Wednesday, 11 March 2020 10:13

Protections code proposed for NZ consumers relying on home phones for emergency services calls


New Zealand’s telecommunications and competition regulator The Commerce Commission is seeking feedback on a code to protect consumers who are at particular risk of needing to contact emergency services and only have access to a home phone to make the contact.

The Commission says the 111 contact code has been drafted to support home phone customers who may be unable to call 111 in a power cut, due to New Zealand’s transition to new home phone networks like fibre and fixed wireless.

“These new networks need a power supply in the home to work. This means they may not work in a power cut,” cautions the Commission.

Under changes to the Telecommunications Act, the Commission is required to design a 111 contact code that telecommunications companies must follow.

“Under our draft rules it will be the responsibility of a qualifying customer’s telecommunications provider to supply them with an alternative way to contact 111 at no cost to the customer,” Telecommunications Commissioner Dr Stephen Gale said.

“It’s proposed that the customer applies to their provider if they are at particular risk of needing to call 111, such as if they have a medical condition. If the consumer qualifies, their provider will work with them to determine the right product for their particular needs.

“We have included protections to ensure providers cannot deny or stop supplying home phone services to customers because they are or will be covered by the Code. Customers will also have the ability to complain to the Telecommunications Disputes Resolution Service or directly to the Commerce Commission if their provider does not comply with the Code.”

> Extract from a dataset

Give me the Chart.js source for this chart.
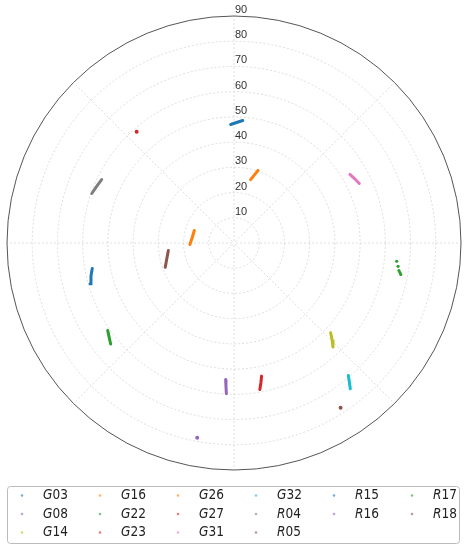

On a broader note, the Commission is also proposing that telecommunications providers tell all of their customers who are moving to, or are already on, new home phone networks that:

• their home phone may not work in a power cut
• how to protect themselves
• where to go for further support.

“We encourage feedback, especially from consumer advocacy groups on the criteria and application process. We are also interested in feedback on what solutions telecommunications providers could use to supply their qualifying customers. We will use this feedback to shape the Code so the final version works for everyone who needs it,” Dr Gale said.

Submissions can be made via the Commission's website by 23 April 2020, with the final Code expected to be finalised and published in mid-2020.